> [Exercise description] Reproduce the listing exactly, with no pictures in your copy.

───── Supplied material ─────

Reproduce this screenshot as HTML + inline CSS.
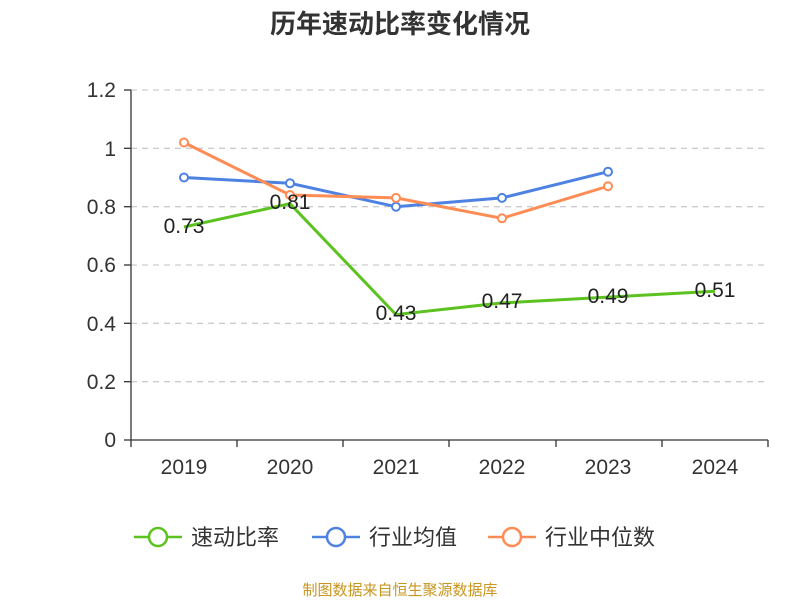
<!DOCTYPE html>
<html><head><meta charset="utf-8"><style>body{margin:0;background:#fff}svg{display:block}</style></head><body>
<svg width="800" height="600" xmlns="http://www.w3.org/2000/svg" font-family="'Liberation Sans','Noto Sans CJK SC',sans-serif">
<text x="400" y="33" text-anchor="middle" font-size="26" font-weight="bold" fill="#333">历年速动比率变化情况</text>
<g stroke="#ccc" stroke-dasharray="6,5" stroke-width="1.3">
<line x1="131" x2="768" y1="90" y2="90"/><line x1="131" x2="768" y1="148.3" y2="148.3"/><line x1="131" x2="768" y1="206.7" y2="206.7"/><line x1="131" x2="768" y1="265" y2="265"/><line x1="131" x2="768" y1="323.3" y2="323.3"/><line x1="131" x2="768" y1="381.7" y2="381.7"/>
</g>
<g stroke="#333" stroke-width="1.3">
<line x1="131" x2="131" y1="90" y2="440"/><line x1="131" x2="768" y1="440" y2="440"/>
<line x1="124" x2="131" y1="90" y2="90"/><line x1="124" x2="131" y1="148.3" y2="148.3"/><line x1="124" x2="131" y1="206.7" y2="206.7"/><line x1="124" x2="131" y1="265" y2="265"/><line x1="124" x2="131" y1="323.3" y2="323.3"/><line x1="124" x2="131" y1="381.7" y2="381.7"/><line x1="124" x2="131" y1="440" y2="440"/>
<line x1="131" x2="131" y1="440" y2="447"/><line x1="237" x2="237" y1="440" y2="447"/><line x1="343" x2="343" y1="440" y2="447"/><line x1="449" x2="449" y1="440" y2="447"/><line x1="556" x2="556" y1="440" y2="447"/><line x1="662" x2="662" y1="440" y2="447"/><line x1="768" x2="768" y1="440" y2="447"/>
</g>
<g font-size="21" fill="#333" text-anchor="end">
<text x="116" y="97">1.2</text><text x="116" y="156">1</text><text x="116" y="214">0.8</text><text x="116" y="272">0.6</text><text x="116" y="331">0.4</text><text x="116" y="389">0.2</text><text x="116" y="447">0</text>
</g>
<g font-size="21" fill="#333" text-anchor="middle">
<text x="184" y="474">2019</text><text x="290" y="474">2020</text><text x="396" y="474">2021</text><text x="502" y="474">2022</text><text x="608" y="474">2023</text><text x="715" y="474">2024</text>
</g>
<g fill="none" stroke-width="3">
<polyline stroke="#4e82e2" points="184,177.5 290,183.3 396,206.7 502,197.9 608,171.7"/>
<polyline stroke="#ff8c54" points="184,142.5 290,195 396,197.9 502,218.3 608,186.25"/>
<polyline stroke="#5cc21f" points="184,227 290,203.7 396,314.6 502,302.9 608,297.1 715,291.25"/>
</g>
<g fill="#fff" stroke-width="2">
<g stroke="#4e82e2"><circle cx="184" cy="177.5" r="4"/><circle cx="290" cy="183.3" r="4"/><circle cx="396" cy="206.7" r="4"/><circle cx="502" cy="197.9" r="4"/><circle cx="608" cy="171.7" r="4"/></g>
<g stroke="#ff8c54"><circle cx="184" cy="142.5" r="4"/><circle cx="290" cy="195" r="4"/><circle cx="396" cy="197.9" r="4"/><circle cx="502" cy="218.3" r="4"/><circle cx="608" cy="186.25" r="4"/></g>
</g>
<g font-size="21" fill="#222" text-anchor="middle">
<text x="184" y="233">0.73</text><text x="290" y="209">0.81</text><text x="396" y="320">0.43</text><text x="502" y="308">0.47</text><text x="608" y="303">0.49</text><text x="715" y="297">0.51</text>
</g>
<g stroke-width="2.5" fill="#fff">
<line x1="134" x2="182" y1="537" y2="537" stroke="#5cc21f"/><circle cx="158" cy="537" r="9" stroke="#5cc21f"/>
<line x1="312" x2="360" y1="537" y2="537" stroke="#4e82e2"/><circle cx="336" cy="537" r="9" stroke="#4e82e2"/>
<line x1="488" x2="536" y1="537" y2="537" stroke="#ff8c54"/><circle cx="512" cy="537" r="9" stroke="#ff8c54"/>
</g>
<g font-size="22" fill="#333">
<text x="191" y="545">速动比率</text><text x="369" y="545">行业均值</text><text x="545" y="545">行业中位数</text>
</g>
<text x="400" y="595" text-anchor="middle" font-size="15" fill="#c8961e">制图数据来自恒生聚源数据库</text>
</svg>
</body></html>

─────

> [Written reply]
Reproduce this screenshot as HTML + inline CSS.
<!DOCTYPE html>
<html><head><meta charset="utf-8"><style>body{margin:0;background:#fff}svg{display:block}</style></head><body>
<svg width="800" height="600" xmlns="http://www.w3.org/2000/svg" font-family="'Liberation Sans','Noto Sans CJK SC',sans-serif">
<text x="400" y="33" text-anchor="middle" font-size="26" font-weight="bold" fill="#333">历年速动比率变化情况</text>
<g stroke="#ccc" stroke-dasharray="6,5" stroke-width="1.3">
<line x1="131" x2="768" y1="90" y2="90"/><line x1="131" x2="768" y1="148.3" y2="148.3"/><line x1="131" x2="768" y1="206.7" y2="206.7"/><line x1="131" x2="768" y1="265" y2="265"/><line x1="131" x2="768" y1="323.3" y2="323.3"/><line x1="131" x2="768" y1="381.7" y2="381.7"/>
</g>
<g stroke="#333" stroke-width="1.3">
<line x1="131" x2="131" y1="90" y2="440"/><line x1="131" x2="768" y1="440" y2="440"/>
<line x1="124" x2="131" y1="90" y2="90"/><line x1="124" x2="131" y1="148.3" y2="148.3"/><line x1="124" x2="131" y1="206.7" y2="206.7"/><line x1="124" x2="131" y1="265" y2="265"/><line x1="124" x2="131" y1="323.3" y2="323.3"/><line x1="124" x2="131" y1="381.7" y2="381.7"/><line x1="124" x2="131" y1="440" y2="440"/>
<line x1="131" x2="131" y1="440" y2="447"/><line x1="237" x2="237" y1="440" y2="447"/><line x1="343" x2="343" y1="440" y2="447"/><line x1="449" x2="449" y1="440" y2="447"/><line x1="556" x2="556" y1="440" y2="447"/><line x1="662" x2="662" y1="440" y2="447"/><line x1="768" x2="768" y1="440" y2="447"/>
</g>
<g font-size="21" fill="#333" text-anchor="end">
<text x="116" y="97">1.2</text><text x="116" y="156">1</text><text x="116" y="214">0.8</text><text x="116" y="272">0.6</text><text x="116" y="331">0.4</text><text x="116" y="389">0.2</text><text x="116" y="447">0</text>
</g>
<g font-size="21" fill="#333" text-anchor="middle">
<text x="184" y="474">2019</text><text x="290" y="474">2020</text><text x="396" y="474">2021</text><text x="502" y="474">2022</text><text x="608" y="474">2023</text><text x="715" y="474">2024</text>
</g>
<g fill="none" stroke-width="3">
<polyline stroke="#4e82e2" points="184,177.5 290,183.3 396,206.7 502,197.9 608,171.7"/>
<polyline stroke="#ff8c54" points="184,142.5 290,195 396,197.9 502,218.3 608,186.25"/>
<polyline stroke="#5cc21f" points="184,227 290,203.7 396,314.6 502,302.9 608,297.1 715,291.25"/>
</g>
<g fill="#fff" stroke-width="2">
<g stroke="#4e82e2"><circle cx="184" cy="177.5" r="4"/><circle cx="290" cy="183.3" r="4"/><circle cx="396" cy="206.7" r="4"/><circle cx="502" cy="197.9" r="4"/><circle cx="608" cy="171.7" r="4"/></g>
<g stroke="#ff8c54"><circle cx="184" cy="142.5" r="4"/><circle cx="290" cy="195" r="4"/><circle cx="396" cy="197.9" r="4"/><circle cx="502" cy="218.3" r="4"/><circle cx="608" cy="186.25" r="4"/></g>
</g>
<g font-size="21" fill="#222" text-anchor="middle">
<text x="184" y="233">0.73</text><text x="290" y="209">0.81</text><text x="396" y="320">0.43</text><text x="502" y="308">0.47</text><text x="608" y="303">0.49</text><text x="715" y="297">0.51</text>
</g>
<g stroke-width="2.5" fill="#fff">
<line x1="134" x2="182" y1="537" y2="537" stroke="#5cc21f"/><circle cx="158" cy="537" r="9" stroke="#5cc21f"/>
<line x1="312" x2="360" y1="537" y2="537" stroke="#4e82e2"/><circle cx="336" cy="537" r="9" stroke="#4e82e2"/>
<line x1="488" x2="536" y1="537" y2="537" stroke="#ff8c54"/><circle cx="512" cy="537" r="9" stroke="#ff8c54"/>
</g>
<g font-size="22" fill="#333">
<text x="191" y="545">速动比率</text><text x="369" y="545">行业均值</text><text x="545" y="545">行业中位数</text>
</g>
<text x="400" y="595" text-anchor="middle" font-size="15" fill="#c8961e">制图数据来自恒生聚源数据库</text>
</svg>
</body></html>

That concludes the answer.